Après le Cirque du Soleil et Rona, vendus à des groupes américains, voici que St-Hubert passe à des intérêts torontois. Combien d'autres encore, demande-t-on à chaque transaction? Qui est la prochaine à être achetée par une société de Londres, de New York, de Toronto ou d'Asie? Dollarama? La Banque Nationale? Qui encore?
La véritable question fondamentale qui se pose est simple : que fait le gouvernement Couillard pour aider les entreprises d'ici à demeurer entre les mains d'intérêts québécois? C'est la seule question pertinente parce que, dans les faits, Jean-Pierre Léger, le patron des Rôtisseries St-Hubert, vient de réaliser la meilleure transaction qu'il pouvait mettre en oeuvre dans son intérêt, dans celui de son entreprise, de son avenir et de ses employés. Jean-Pierre Léger a choisi de vendre à des experts de la restauration, le groupe Cara.
Saint-Hubert pourra tenter, cette fois-ci avec de vraies chances de succès, de percer le marché ontarien et Cara pourra intégrer, en retour, le réseau de distribution de St-Hubert dans les épiceries du Québec. C'est du gagnant-gagnant, on peut difficilement faire mieux.
En réalité, l'enjeu dans la vente de St-Hubert n'est pas financier ou économique. Il est politique. Pourquoi le gouvernement de Philippe Couillard ne fait rien pour encourager la Caisse de dépôt à protéger les sièges sociaux du Québec? À cette question, la Caisse répond qu'elle doit protéger l'intérêt financier des Québécois. Et elle a raison. Et à cette question, le gouvernement nous dit que la Caisse est indépendante dans ces choix.
Mais, permettez-moi d'appeler ça de la poudre aux yeux. Sinon, pourquoi les libéraux ont-ils promis en campagne électorale en 2014 de puiser dans le Fonds des générations pour protéger des entreprises d'offres d'achat hostiles? Faut-il le rappeler, le Fonds des générations est géré par la Caisse de dépôt. Et le Parti libéral du Québec proposait, il y a 2 ans, d'utiliser jusqu'à 20 % du Fonds pour protéger des fleurons québécois.
Résister aux prédateurs
Il n'est pas question d'offres hostiles dans les cas du Cirque, de Rona ou de St-Hubert. Mais ces transactions soulèvent de sérieuses préoccupations sur l'avenir entrepreneurial du Québec. On a fait grandir des Couche-Tard, des CGI, des Dollarama, des Saputo, des Jean Coutu au Québec qui sont aujourd'hui des succès et qui prennent de l'expansion sur la scène internationale. Mais dans un marché très ouvert, où les capitaux sont dans les grands centres, peut-on croire à d'autres succès comme ceux qu'on vient d'énumérer? Peut-on vraiment penser que de petites entreprises, bâties par de jeunes visionnaires brillants, vont pouvoir résister aux prédateurs new-yorkais ou asiatiques comme ont pu le faire Alain Bouchard, Jean Coutu et Serge Godin?

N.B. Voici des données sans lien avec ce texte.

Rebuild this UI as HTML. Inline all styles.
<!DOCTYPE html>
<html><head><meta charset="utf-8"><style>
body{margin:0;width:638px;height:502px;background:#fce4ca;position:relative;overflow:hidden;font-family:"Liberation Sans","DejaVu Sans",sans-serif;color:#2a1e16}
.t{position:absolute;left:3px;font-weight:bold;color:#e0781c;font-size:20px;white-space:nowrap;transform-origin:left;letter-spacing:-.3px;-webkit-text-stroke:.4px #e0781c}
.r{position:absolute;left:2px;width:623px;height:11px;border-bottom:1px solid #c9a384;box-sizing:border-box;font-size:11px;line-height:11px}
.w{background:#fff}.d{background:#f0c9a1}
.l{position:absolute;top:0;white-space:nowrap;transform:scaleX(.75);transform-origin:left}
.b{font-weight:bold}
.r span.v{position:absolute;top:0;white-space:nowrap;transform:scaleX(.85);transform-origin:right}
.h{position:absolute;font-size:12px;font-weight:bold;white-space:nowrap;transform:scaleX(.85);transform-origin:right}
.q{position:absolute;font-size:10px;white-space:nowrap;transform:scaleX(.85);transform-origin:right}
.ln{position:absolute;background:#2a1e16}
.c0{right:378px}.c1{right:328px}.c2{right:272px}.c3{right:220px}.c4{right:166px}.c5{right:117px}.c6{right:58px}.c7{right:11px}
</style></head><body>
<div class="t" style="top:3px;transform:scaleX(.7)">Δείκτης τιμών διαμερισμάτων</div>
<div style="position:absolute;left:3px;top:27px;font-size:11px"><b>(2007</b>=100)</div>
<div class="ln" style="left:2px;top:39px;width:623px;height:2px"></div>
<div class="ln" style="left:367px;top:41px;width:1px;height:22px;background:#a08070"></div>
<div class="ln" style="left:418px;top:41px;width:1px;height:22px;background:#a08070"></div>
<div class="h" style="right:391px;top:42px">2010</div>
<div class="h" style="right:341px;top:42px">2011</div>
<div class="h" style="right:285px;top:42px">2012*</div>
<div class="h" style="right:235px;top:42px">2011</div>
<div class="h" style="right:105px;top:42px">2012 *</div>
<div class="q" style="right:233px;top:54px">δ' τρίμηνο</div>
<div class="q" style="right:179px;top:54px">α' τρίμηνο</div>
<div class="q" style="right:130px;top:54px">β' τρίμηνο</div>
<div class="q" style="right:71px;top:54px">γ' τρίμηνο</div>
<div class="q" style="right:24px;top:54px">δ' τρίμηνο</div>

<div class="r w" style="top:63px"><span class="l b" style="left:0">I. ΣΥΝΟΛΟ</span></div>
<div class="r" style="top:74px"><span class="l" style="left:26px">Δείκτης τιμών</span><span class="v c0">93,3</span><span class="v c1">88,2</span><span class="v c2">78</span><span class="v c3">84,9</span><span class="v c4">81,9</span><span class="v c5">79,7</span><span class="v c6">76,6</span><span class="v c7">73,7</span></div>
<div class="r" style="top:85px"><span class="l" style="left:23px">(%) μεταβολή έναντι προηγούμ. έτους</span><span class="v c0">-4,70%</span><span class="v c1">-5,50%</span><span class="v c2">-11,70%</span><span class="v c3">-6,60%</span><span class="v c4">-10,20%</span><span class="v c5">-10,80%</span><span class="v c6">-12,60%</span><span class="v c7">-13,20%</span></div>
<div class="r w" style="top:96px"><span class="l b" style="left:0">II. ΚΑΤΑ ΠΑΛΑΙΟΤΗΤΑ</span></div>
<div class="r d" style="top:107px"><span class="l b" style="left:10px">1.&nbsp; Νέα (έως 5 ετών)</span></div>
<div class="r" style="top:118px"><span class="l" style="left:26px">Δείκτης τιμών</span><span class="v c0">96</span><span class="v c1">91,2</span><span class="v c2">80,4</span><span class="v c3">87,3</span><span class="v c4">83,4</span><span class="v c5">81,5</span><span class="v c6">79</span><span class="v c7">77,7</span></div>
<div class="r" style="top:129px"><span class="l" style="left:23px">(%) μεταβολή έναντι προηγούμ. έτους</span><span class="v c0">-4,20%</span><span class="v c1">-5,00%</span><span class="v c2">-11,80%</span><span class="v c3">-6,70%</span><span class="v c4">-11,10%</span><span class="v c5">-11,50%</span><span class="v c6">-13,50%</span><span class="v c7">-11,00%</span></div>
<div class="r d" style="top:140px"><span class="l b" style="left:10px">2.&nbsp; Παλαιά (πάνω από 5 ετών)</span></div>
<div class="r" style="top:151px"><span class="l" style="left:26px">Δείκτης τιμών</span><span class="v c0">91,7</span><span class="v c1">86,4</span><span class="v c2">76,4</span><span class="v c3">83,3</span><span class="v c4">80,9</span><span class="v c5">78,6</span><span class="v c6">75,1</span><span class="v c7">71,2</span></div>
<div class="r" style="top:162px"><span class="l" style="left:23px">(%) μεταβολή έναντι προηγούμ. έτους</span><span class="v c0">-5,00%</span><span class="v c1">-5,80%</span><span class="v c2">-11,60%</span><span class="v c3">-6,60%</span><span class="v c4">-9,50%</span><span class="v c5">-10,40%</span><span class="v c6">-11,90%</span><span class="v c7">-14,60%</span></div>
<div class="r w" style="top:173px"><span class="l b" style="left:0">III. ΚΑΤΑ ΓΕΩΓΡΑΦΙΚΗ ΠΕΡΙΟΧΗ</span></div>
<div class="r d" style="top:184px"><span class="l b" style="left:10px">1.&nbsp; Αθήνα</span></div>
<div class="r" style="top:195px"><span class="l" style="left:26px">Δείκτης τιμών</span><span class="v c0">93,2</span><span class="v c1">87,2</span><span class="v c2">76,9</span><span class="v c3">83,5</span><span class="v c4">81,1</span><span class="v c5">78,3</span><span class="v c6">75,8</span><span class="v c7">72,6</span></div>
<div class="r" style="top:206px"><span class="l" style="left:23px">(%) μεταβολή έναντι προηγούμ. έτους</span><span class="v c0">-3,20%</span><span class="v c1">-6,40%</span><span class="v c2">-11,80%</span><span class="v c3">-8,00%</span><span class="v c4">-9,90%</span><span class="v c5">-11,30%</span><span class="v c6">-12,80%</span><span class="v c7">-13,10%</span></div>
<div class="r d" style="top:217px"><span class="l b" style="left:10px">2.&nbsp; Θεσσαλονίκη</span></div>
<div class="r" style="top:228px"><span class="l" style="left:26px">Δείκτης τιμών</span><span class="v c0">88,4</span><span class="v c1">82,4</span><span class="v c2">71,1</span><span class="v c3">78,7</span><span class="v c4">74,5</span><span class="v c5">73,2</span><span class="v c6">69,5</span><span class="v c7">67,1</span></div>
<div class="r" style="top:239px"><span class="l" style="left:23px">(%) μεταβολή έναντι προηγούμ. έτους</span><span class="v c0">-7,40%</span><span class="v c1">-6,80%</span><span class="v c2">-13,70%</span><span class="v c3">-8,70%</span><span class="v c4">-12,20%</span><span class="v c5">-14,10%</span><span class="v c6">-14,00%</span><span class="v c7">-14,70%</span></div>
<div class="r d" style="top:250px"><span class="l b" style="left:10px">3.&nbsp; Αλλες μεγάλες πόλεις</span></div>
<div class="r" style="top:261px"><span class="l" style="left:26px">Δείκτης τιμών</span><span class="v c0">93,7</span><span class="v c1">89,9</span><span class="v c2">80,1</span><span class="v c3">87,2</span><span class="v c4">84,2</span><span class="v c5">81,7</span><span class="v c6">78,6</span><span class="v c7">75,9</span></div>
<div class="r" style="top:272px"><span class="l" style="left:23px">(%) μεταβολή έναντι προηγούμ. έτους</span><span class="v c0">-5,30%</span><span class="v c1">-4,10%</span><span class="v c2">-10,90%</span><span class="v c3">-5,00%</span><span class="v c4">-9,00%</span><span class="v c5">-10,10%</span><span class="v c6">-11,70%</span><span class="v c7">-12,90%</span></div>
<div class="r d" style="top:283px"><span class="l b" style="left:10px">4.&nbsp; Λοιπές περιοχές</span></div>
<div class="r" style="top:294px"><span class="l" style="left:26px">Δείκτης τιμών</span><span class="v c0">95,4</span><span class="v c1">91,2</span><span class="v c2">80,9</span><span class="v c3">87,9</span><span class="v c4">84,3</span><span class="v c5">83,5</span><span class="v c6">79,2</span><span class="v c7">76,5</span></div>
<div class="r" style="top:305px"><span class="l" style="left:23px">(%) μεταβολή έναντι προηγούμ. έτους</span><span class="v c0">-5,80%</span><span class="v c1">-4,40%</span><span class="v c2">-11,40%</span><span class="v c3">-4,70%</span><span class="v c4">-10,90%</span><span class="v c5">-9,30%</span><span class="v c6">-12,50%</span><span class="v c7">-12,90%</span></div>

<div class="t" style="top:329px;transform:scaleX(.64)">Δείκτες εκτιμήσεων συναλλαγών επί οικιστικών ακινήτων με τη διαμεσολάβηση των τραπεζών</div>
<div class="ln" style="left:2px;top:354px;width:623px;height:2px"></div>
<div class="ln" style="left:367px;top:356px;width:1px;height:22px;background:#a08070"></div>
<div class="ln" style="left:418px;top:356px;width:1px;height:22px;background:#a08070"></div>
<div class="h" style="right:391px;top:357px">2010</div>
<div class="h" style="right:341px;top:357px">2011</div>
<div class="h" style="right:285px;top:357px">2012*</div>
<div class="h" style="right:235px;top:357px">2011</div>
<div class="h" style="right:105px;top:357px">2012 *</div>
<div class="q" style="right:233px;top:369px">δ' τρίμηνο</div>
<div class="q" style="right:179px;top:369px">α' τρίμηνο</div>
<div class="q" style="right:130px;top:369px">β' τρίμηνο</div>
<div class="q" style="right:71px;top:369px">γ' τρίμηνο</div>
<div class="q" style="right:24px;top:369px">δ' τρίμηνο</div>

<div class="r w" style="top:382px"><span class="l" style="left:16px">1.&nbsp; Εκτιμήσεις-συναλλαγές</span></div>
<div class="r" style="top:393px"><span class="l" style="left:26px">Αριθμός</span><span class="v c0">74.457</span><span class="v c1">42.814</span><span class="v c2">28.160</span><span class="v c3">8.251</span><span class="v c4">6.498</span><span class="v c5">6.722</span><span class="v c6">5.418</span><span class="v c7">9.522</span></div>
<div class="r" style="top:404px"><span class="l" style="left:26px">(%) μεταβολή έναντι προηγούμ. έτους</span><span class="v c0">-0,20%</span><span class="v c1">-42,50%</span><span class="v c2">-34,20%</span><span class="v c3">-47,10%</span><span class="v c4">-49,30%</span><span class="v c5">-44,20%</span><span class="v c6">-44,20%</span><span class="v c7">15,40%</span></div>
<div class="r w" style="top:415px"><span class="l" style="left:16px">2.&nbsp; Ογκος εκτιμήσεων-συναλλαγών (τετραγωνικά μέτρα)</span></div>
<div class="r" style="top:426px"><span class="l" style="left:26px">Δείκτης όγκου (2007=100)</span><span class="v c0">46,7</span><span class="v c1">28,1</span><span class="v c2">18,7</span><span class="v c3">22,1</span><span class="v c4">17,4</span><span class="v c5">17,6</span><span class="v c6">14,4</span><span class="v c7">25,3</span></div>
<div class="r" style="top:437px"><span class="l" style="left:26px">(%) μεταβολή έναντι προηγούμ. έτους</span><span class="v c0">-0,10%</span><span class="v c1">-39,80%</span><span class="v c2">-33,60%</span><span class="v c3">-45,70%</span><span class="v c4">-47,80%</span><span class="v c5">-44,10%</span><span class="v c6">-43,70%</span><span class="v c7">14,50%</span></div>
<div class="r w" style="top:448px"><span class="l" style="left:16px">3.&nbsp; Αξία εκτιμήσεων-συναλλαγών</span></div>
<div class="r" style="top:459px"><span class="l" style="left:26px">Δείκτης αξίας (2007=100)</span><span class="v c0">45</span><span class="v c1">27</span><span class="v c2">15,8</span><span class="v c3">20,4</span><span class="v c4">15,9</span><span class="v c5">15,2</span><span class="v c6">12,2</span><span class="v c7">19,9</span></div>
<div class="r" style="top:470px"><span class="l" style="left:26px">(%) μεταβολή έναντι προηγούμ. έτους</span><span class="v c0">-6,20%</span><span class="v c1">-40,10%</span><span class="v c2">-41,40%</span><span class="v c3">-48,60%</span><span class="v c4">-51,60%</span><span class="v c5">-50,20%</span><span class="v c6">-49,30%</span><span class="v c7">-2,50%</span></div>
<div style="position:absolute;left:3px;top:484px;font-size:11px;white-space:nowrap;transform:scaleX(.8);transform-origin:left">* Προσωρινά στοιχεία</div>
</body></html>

L'État n'a-t-il pas le devoir de favoriser le maintien d'une masse critique de sièges sociaux d'importance au Québec?
On le rappelle chaque fois : à moyen et à long terme, déplacer les vrais centres de décisions vers la Caroline du Nord dans le cas de Rona ou vers Toronto dans les cas de la Bourse de Montréal et maintenant de St-Hubert, c'est d'effriter le tissu commercial du Québec, c'est mettre en danger le réseau de fournisseurs qui gravitent autour de la grande entreprise, c'est atténuer la « sensibilité québécoise » qui se retrouve toujours dans les décisions d'un patron qui travaille, vit et fait des affaires au Québec.
Oui, l'accord entre Cara et St-Hubert est une bonne transaction, naturelle et sensée. Mais, est-elle celle que le gouvernement Couillard devrait privilégier et défendre dans l'intérêt collectif du Québec, de ses PME, de ses entrepreneurs, de ses fournisseurs?
Perdre des sièges sociaux d'entreprises enracinées dans le Québec comme Rona et St-Hubert, comme le Cirque du Soleil, la Bourse de Montréal ou Alcan, ce n'est pas le signe d'un climat d'affaires en santé. Et même s'il se trouvait que l'intérêt des actionnaires ou des franchisés était bien servi par les récentes transactions, est-ce qu'on peut dire que l'intérêt supérieur de l'économie du Québec est bien protégé, lui?